Cyberpunk first and foremost traces its origins to science-fiction. The genre seems paradoxical in the sense that science is based in fact, not fiction. However, sci-fi tends to explore tangible ideas and their consequences in a fictional world that draws parallels to our own.

Metropolis (1927) is considered proto-cyberpunk, despite being a German Expressionist film. (Boris Bilinski / Wikimedia Commons )

One of the earliest science-fiction novels from the last two hundred years is Jules Verne’s Twenty Thousand Leagues Under the Sea, which details the adventures of Captain Nemo, his submarine, and captive men: a scientist, his servant, and a harpooner. Verne’s descriptions of Nemo’s ship, the Nautilus, is regarded as brilliantly ahead of its time as it accurately describes features of modern submarines in contrast to the primitive underwater vessels of his era. 

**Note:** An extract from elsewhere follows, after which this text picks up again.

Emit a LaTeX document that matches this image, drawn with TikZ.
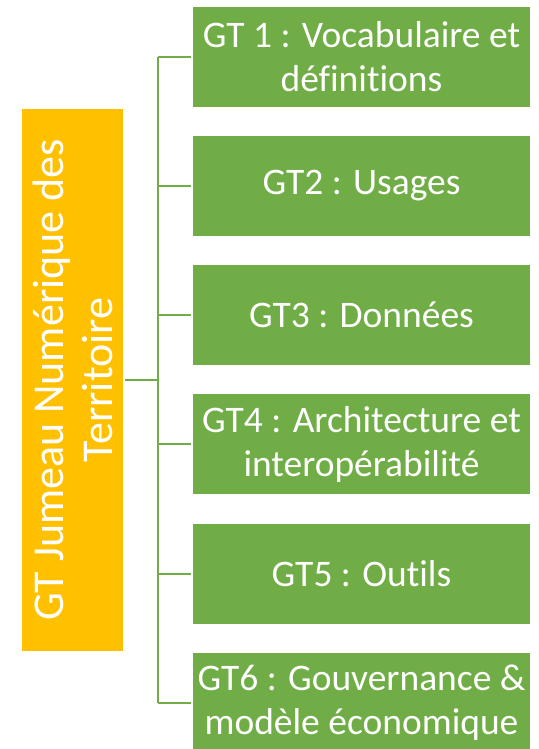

Progressively advanced technology and the ‘rise of the machine’ prompted science-fiction to approach the question of artificial intelligence. What if the machine can think? What if the machine became human? 

Questions such as these were explored in a multitude of mediums. In a silent film by Fritz Lang, Metropolis (1927), scientist Rotwang builds an android (the Maschinen-Mensch, or machine-human) to recreate a deceased woman he loved. The artificial intelligence is compromised when the city’s ruler, Fredersen, convinces the scientist to make the AI look like Maria, a woman of the lower city who agitates the working class to rise to the city above. The AI is meant to ruin Maria’s reputation among the masses, consequently smothering any opposition to the established hierarchical structure. 

Elements of cyberpunk can be observed in Fritz Lang’s film, which is considered to be an example of German Expressionism. 

Little did Scott know that he would come to revolutionize the genre of cyberpunk, an amalgamation of several different genres: film noir, expressionism, and science-fiction.